Locks are chambers with gates that raise and lower ships by controlling water levels. In the original canal, ships pass through lock complexes, cross Gatun Lake, move through the Culebra Cut, and descend through locks toward the other ocean. The system depends on freshwater from rainfall and lakes. Each transit is therefore not only an engineering operation but also a water-management decision.
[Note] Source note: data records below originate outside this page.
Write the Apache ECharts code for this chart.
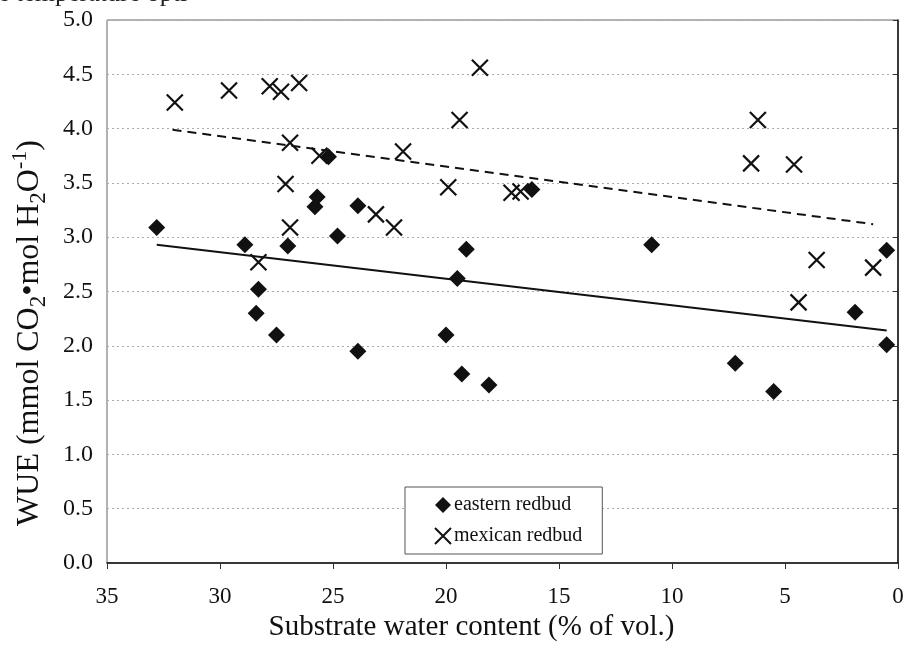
<!DOCTYPE html>
<html>
<head>
<meta charset="utf-8">
<script src="https://cdn.jsdelivr.net/npm/echarts@6/dist/echarts.min.js"></script>
<style>
  html, body { margin: 0; padding: 0; background: #fff; }
  #chart { width: 909px; height: 646px; }
</style>
</head>
<body>
<div id="chart"></div>
<script>
// eastern redbud: [water content, WUE]
const easternData = [
  [32.8, 3.09], [28.9, 2.93], [28.3, 2.52], [28.4, 2.30], [27.5, 2.10],
  [27.0, 2.92], [25.8, 3.28], [25.7, 3.37], [25.2, 3.74], [24.8, 3.01],
  [23.9, 3.29], [23.9, 1.95], [19.5, 2.62], [19.1, 2.89], [20.0, 2.10],
  [19.3, 1.74], [18.1, 1.64], [16.2, 3.44], [10.9, 2.93], [7.2, 1.84],
  [5.5, 1.58], [1.9, 2.31], [0.5, 2.01], [0.5, 2.88]
];
// mexican redbud
const mexicanData = [
  [32.0, 4.24], [29.6, 4.35], [27.8, 4.39], [27.3, 4.34], [26.5, 4.42],
  [26.9, 3.87], [27.1, 3.49], [26.9, 3.09], [28.3, 2.77], [25.6, 3.75],
  [23.1, 3.21], [22.3, 3.09], [21.9, 3.79], [19.9, 3.46], [19.4, 4.08],
  [18.5, 4.56], [17.1, 3.41], [16.7, 3.42], [6.5, 3.68], [6.2, 4.08],
  [4.6, 3.67], [3.6, 2.79], [4.4, 2.40], [1.1, 2.72]
];
// trend lines (end points)
const easternTrend = [[32.8, 2.93], [0.5, 2.14]];
const mexicanTrend = [[32.1, 3.99], [1.1, 3.12]];

const serif = '"Liberation Serif", "DejaVu Serif", serif';
const crossPath = 'path://M0,0L10,10M10,0L0,10';

const chart = echarts.init(document.getElementById('chart'));
chart.setOption({
  backgroundColor: '#fff',
  animation: false,
  textStyle: { fontFamily: serif, color: '#111' },
  graphic: [
    {
      type: 'text', left: -2, top: -19,
      style: { text: 'e temperature opti', font: '26px ' + serif, fill: '#222' }
    },
    {
      // y axis title with sub/superscripts
      type: 'text', x: 30, y: 333, rotation: Math.PI / 2,
      style: {
        text: '{m|WUE (mmol CO}{sub|2}{m|•mol H}{sub|2}{m|O}{sup|-1}{m|)}',
        align: 'center', verticalAlign: 'middle', fill: '#111',
        fontFamily: serif, fontSize: 32,
        rich: {
          m: { fontFamily: serif, fontSize: 32, lineHeight: 41, verticalAlign: 'middle' },
          sub: { fontFamily: serif, fontSize: 23, lineHeight: 21, verticalAlign: 'bottom' },
          sup: { fontFamily: serif, fontSize: 22, lineHeight: 20, verticalAlign: 'top' }
        }
      }
    }
  ],
  grid: {
    left: 107, right: 11, top: 20, bottom: 83,
    containLabel: false, outerBoundsMode: 'none',
    show: true, borderColor: '#666', borderWidth: 1
  },
  legend: {
    orient: 'vertical', left: 405, top: 487,
    backgroundColor: '#fff', borderColor: '#555', borderWidth: 1,
    padding: [8, 20, 8, 29], itemGap: 11, itemWidth: 16, itemHeight: 16,
    textStyle: { fontFamily: serif, fontSize: 20, color: '#111', padding: [0, 0, 0, -2] },
    data: [
      { name: 'eastern redbud', icon: 'diamond', itemStyle: { color: '#111', opacity: 1 } },
      { name: 'mexican redbud', icon: crossPath,
        itemStyle: { color: 'transparent', borderColor: '#111', borderWidth: 2 } }
    ]
  },
  xAxis: {
    type: 'value', min: 0, max: 35, interval: 5, inverse: true,
    name: 'Substrate water content (% of vol.)', nameLocation: 'middle', nameGap: 44,
    nameTextStyle: { fontFamily: serif, fontSize: 29, color: '#111', padding: [0, 62, 0, 0] },
    axisLine: { lineStyle: { color: '#111', width: 1.5 } },
    axisTick: { show: true, inside: false, length: 6, lineStyle: { color: '#333' } },
    axisLabel: { fontFamily: serif, fontSize: 23, color: '#111', margin: 22 },
    splitLine: { show: false }
  },
  yAxis: {
    type: 'value', min: 0, max: 5, interval: 0.5,
    axisLine: { show: true, lineStyle: { color: '#111', width: 1.5 } },
    axisTick: { show: true, length: 5, lineStyle: { color: '#333' } },
    axisLabel: {
      fontFamily: serif, fontSize: 24, color: '#111', margin: 14,
      formatter: v => v.toFixed(1)
    },
    splitLine: { show: true, lineStyle: { color: '#aaa', type: [2, 3], width: 1 } }
  },
  series: [
    {
      name: 'eastern redbud', type: 'scatter', data: easternData,
      symbol: 'diamond', symbolSize: 17, itemStyle: { color: '#111', opacity: 1 }, z: 3
    },
    {
      name: 'mexican redbud', type: 'scatter', data: mexicanData,
      symbol: crossPath, symbolSize: 16,
      itemStyle: { color: 'transparent', borderColor: '#111', borderWidth: 2.2, opacity: 1 }, z: 3
    },
    {
      name: 'eastern trend', type: 'line', data: easternTrend, symbol: 'none',
      lineStyle: { color: '#111', width: 2 }, silent: true, z: 2
    },
    {
      name: 'mexican trend', type: 'line', data: mexicanTrend, symbol: 'none',
      lineStyle: { color: '#111', width: 2, type: [9, 6] }, silent: true, z: 2
    }
  ]
});
</script>
</body>
</html>
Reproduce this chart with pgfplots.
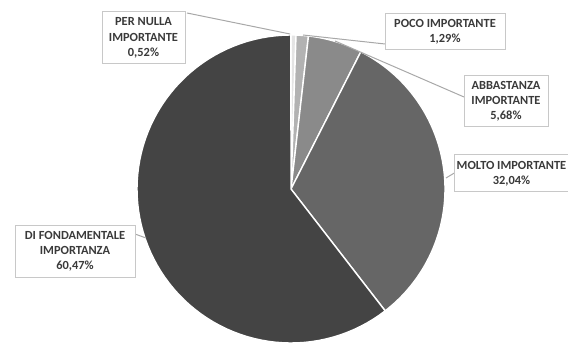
\documentclass[border=0pt]{standalone}
\usepackage{pgfplots}
\pgfplotsset{compat=1.18}
\usepackage{fontspec}
\setmainfont{Carlito}
\definecolor{sA}{HTML}{E4E4E4}
\definecolor{sB}{HTML}{B2B2B2}
\definecolor{sC}{HTML}{8A8A8A}
\definecolor{sD}{HTML}{666666}
\definecolor{sE}{HTML}{444444}
\definecolor{txt}{HTML}{3A3A3A}
\definecolor{boxc}{HTML}{C8C8C8}
\definecolor{lead}{HTML}{A8A8A8}
\tikzset{lbl/.style={draw=boxc, line width=0.5pt, fill=white, align=center, text=txt,
    font=\fontsize{6.2}{7.6}\selectfont\bfseries, inner sep=1pt}}
% #1 cumulative share before the slice (%), #2 share of the slice (%), #3 colour
\newcommand{\slice}[3]{%
  \addplot[fill=#3, draw=white, line width=0.7pt, samples at={-1,0,0.0125,...,1}, variable=\t]
  ({\t<0 ? 291 : 291 + 154*cos(90 - 3.6*(#1 + #2*\t))},
   {\t<0 ? 155 : 155 + 154*sin(90 - 3.6*(#1 + #2*\t))}) -- cycle;}
\begin{document}
\begin{tikzpicture}
\begin{axis}[
  scale only axis, width=284pt, height=172pt,
  xmin=0, xmax=568, ymin=0, ymax=344,
  hide axis, clip=false,
]
% values (%): 0.52, 1.29, 5.68, 32.04, 60.47
\slice{0}{0.52}{sA}
\slice{0.52}{1.29}{sB}
\slice{1.81}{5.68}{sC}
\slice{7.49}{32.04}{sD}
\slice{39.53}{60.47}{sE}
% leader lines
\draw[lead, line width=0.5pt] (axis cs:187,331) -- (axis cs:290,310);
\draw[lead, line width=0.5pt] (axis cs:303,309) -- (axis cs:385,300);
\draw[lead, line width=0.5pt] (axis cs:335,303) -- (axis cs:464,247);
\draw[lead, line width=0.5pt] (axis cs:446,166) -- (axis cs:456,172);
\draw[lead, line width=0.5pt] (axis cs:146,106) -- (axis cs:135,110);
% labels
\node[lbl, minimum width=41.5pt, minimum height=26pt] at (axis cs:143.5,306) {PER NULLA\\IMPORTANTE\\0,52\%};
\node[lbl, minimum width=60pt, minimum height=18pt] at (axis cs:445,312) {POCO IMPORTANTE\\1,29\%};
\node[lbl, minimum width=42pt, minimum height=25.5pt] at (axis cs:506,242.5) {ABBASTANZA\\IMPORTANTE\\5,68\%};
\node[lbl, minimum width=56pt, minimum height=18.5pt] at (axis cs:511.5,170.5) {MOLTO IMPORTANTE\\32,04\%};
\node[lbl, minimum width=60pt, minimum height=26pt] at (axis cs:75,93) {DI FONDAMENTALE\\IMPORTANZA\\60,47\%};
\end{axis}
\pgfresetboundingbox
\path (current axis.south west) rectangle (current axis.north east);
\end{tikzpicture}
\end{document}
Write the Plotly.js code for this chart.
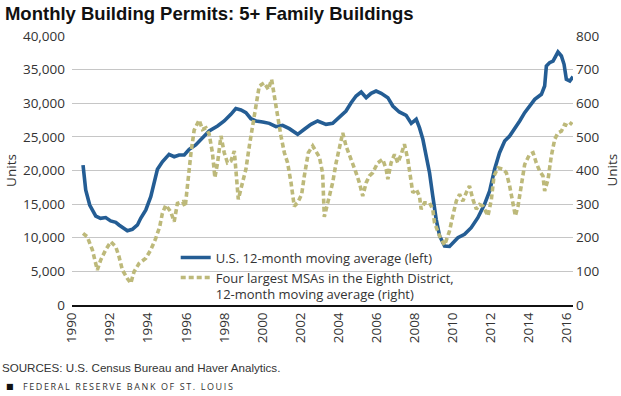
<!DOCTYPE html>
<html>
<head>
<meta charset="utf-8">
<script src="https://cdn.plot.ly/plotly-3.0.1.min.js"></script>
<style>html,body{margin:0;padding:0;background:#fff;}#chart{width:621px;height:396px;}</style>
</head>
<body>
<div id="chart"></div>
<script>
// U.S. 12-month moving average (left axis, units)
const usYears = [1990.58,1990.72,1990.93,1991.25,1991.50,1991.77,1992.03,1992.30,1992.47,1992.74,1992.91,1993.17,1993.44,1993.61,1993.88,1994.14,1994.32,1994.49,1994.75,1995.10,1995.37,1995.63,1995.90,1996.16,1996.50,1996.86,1997.21,1997.65,1998.00,1998.35,1998.61,1998.88,1999.14,1999.40,1999.67,2000.02,2000.37,2000.72,2001.07,2001.42,2001.86,2002.21,2002.56,2002.91,2003.35,2003.70,2004.05,2004.40,2004.67,2004.93,2005.20,2005.46,2005.72,2005.98,2006.25,2006.60,2006.86,2007.20,2007.56,2007.83,2008.09,2008.26,2008.44,2008.61,2008.79,2008.96,2009.14,2009.32,2009.58,2009.84,2010.10,2010.28,2010.63,2010.98,2011.33,2011.68,2011.95,2012.21,2012.47,2012.74,2013.00,2013.26,2013.53,2013.79,2014.05,2014.32,2014.67,2014.84,2014.93,2015.10,2015.28,2015.54,2015.72,2015.86,2015.98,2016.16,2016.33];
const usValues = [20800,17100,14870,13230,12890,13000,12500,12300,11900,11400,11050,11250,11900,12900,14130,16100,18100,20180,21300,22400,22050,22300,22300,23150,23800,24850,25870,26620,27360,28350,29200,29000,28600,27700,27360,27210,27010,26510,26720,26220,25380,26130,26870,27360,26870,27010,27850,28850,30080,31080,31670,30830,31480,31820,31480,30830,29590,28700,28210,27010,27610,26370,24640,22160,19670,16210,12740,10260,8770,8700,9520,10010,10510,11500,12980,14970,16950,20180,22650,24390,25130,26130,27360,28600,29590,30580,31330,32560,35540,36030,36280,37620,37030,35790,33560,33310,33950];

// Four largest MSAs in the Eighth District, 12-month moving average (right axis)
const msaYears = [1990.58,1990.80,1991.07,1991.33,1991.51,1991.77,1992.04,1992.30,1992.47,1992.65,1992.91,1993.09,1993.26,1993.53,1993.88,1994.14,1994.40,1994.61,1994.75,1994.93,1995.19,1995.37,1995.54,1995.81,1995.95,1996.07,1996.25,1996.42,1996.68,1996.86,1997.04,1997.21,1997.38,1997.51,1997.65,1997.83,1998.00,1998.17,1998.35,1998.53,1998.67,1998.74,1998.96,1999.14,1999.32,1999.49,1999.67,1999.84,2000.10,2000.32,2000.49,2000.63,2000.81,2000.98,2001.16,2001.33,2001.51,2001.68,2001.86,2002.07,2002.21,2002.42,2002.65,2002.82,2003.00,2003.17,2003.26,2003.44,2003.70,2003.88,2004.05,2004.23,2004.40,2004.58,2004.75,2004.93,2005.10,2005.28,2005.46,2005.63,2005.80,2006.07,2006.33,2006.51,2006.60,2006.77,2006.95,2007.12,2007.30,2007.47,2007.65,2007.74,2007.91,2008.09,2008.26,2008.35,2008.53,2008.79,2008.96,2009.05,2009.32,2009.58,2009.84,2010.00,2010.20,2010.37,2010.54,2010.72,2010.89,2011.07,2011.25,2011.42,2011.60,2011.86,2012.04,2012.18,2012.39,2012.65,2012.83,2013.00,2013.18,2013.30,2013.44,2013.62,2013.79,2014.05,2014.23,2014.40,2014.58,2014.75,2014.84,2015.02,2015.19,2015.37,2015.54,2015.72,2015.89,2016.11,2016.28];
const msaValues = [213,203,164,104,134,164,188,173,144,104,79,65,99,124,139,164,198,233,273,297,277,248,302,307,292,362,451,520,550,522,527,508,453,379,423,503,453,423,428,458,374,314,364,404,473,532,592,651,661,641,671,622,552,503,453,423,364,294,304,329,384,453,473,458,440,393,262,304,364,423,463,512,473,448,423,393,364,324,364,384,393,423,433,404,374,423,448,423,448,478,433,393,334,344,324,285,304,304,285,245,205,178,220,262,310,329,309,334,354,314,285,299,294,265,314,384,408,404,393,354,304,265,294,364,418,448,453,423,398,384,339,374,443,493,512,517,537,532,544];

const xTickVals = [1990,1992,1994,1996,1998,2000,2002,2004,2006,2008,2010,2012,2014,2016];
const xTickText = ["1990","1992","1994","1996","1998","2000","2002","2004","2006","2008","2010","2012","2014","2016"];

const titleText = "Monthly Building Permits: 5+ Family Buildings";
const usName = "U.S. 12-month moving average (left)";
const msaName = "Four largest MSAs in the Eighth District,<br>12-month moving average (right)";

const tickFont = {family: "Open Sans, sans-serif", size: 13.5, color: "#333333"};

const traces = [
  {
    x: usYears, y: usValues, name: usName, type: "scatter", mode: "lines",
    line: {color: "#245d94", width: 3.6}, yaxis: "y"
  },
  {
    x: msaYears, y: msaValues, name: msaName, type: "scatter", mode: "lines",
    line: {color: "#bdb97a", width: 3.6, dash: "5px,3px"}, yaxis: "y2"
  }
];

const layout = {
  width: 621, height: 396,
  paper_bgcolor: "#ffffff", plot_bgcolor: "#ffffff",
  margin: {l: 72, r: 48, t: 36, b: 91},
  showlegend: true,
  title: {
    text: "<b>" + titleText + "</b>",
    xref: "container", yref: "container", x: 0.008, xanchor: "left", y: 0.965, yanchor: "middle",
    font: {family: "Liberation Sans Narrow, Arial Narrow, sans-serif", size: 18.5, color: "#111111"}
  },
  xaxis: {
    range: [1990, 2016.33], tickvals: xTickVals, ticktext: xTickText, tickangle: -90,
    ticks: "", showgrid: false, zeroline: false, showline: true, linecolor: "#111111", linewidth: 2,
    tickfont: tickFont, fixedrange: true
  },
  yaxis: {
    range: [0, 40000], dtick: 5000, tickformat: ",", ticks: "", showgrid: true,
    gridcolor: "#c6c6c6", gridwidth: 1, zeroline: false, showline: false,
    tickfont: tickFont, ticklabelstandoff: 6
  },
  yaxis2: {
    range: [0, 800], dtick: 100, overlaying: "y", side: "right", ticks: "", showgrid: false,
    zeroline: false, showline: false, tickfont: tickFont, ticklabelstandoff: 2
  },
  legend: {
    x: 0.207, xanchor: "left", y: 0.232, yanchor: "top",
    bgcolor: "rgba(0,0,0,0)", borderwidth: 0, tracegroupgap: 4, itemwidth: 30,
    valign: "top",
    font: {family: "Open Sans, sans-serif", size: 13, color: "#333333"}
  },
  annotations: [
    {text: "Units", textangle: -90, xref: "paper", yref: "paper", x: -0.123, y: 0.5,
     xanchor: "center", yanchor: "middle", showarrow: false, font: tickFont},
    {text: "Units", textangle: -90, xref: "paper", yref: "paper", x: (611-72)/501, y: 0.5,
     xanchor: "center", yanchor: "middle", showarrow: false, font: tickFont},
    {text: "SOURCES: U.S. Census Bureau and Haver Analytics.", xref: "paper", yref: "paper",
     x: -72/501, y: -(367-305)/269, xanchor: "left", yanchor: "middle", showarrow: false,
     font: {family: "Liberation Sans, Arial, sans-serif", size: 11.6, color: "#333333"}},
    {text: "■", xref: "paper", yref: "paper",
     x: -68/501, y: -(386-305)/269, xanchor: "left", yanchor: "middle", showarrow: false,
     font: {family: "DejaVu Sans, sans-serif", size: 8, color: "#111111"}},
    {text: '<span style="letter-spacing:1.6px">FEDERAL RESERVE BANK OF ST. LOUIS</span>', xref: "paper", yref: "paper",
     x: -51/501, y: -(386-305)/269, xanchor: "left", yanchor: "middle", showarrow: false,
     font: {family: "Open Sans, sans-serif", size: 9, color: "#333333"}}
  ]
};

Plotly.newPlot("chart", traces, layout, {staticPlot: true, displayModeBar: false});
</script>
</body>
</html>
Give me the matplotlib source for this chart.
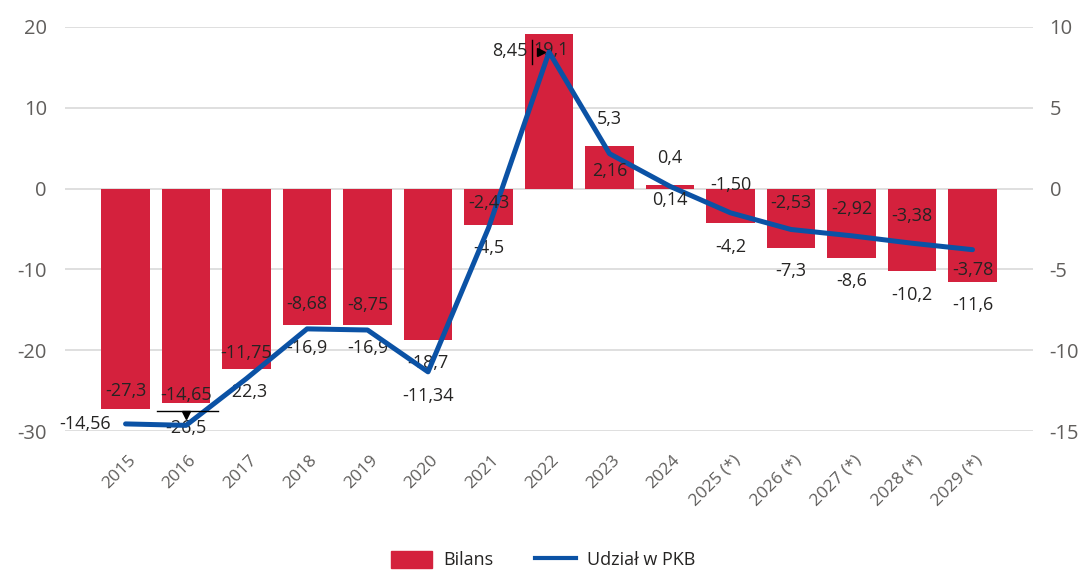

Sovereignty and the Canal Zone

For much of the twentieth century, the Canal Zone was controlled by the United States, creating political tension in Panama. Panamanians viewed the zone as a colonial enclave through the middle of their country. The 1977 Torrijos-Carter Treaties set the path for transfer, and Panama took full control of the canal at the end of 1999. The canal is therefore also a story of sovereignty, not only engineering.

Expansion and pressure

A major expansion opened in 2016 with new larger locks for NeoPanamax ships. The expansion increased capacity, but it also highlighted dependence on water. Drought, climate variability, lake levels, shipping demand, and competition from other routes all affect canal operations. The canal is a global trade artery, but it is also a local watershed system that must balance ships, drinking water, ecosystems, and national revenue.

Why it matters

The Panama Canal matters because it shows how infrastructure can reorder the world. It shortened routes, changed shipping, shaped U.S.-Latin American relations, transformed Panama's economy, and made water a strategic resource. Its history also carries human costs: workers died, communities were displaced, sovereignty was contested, and technical success depended on political power as well as engineering skill.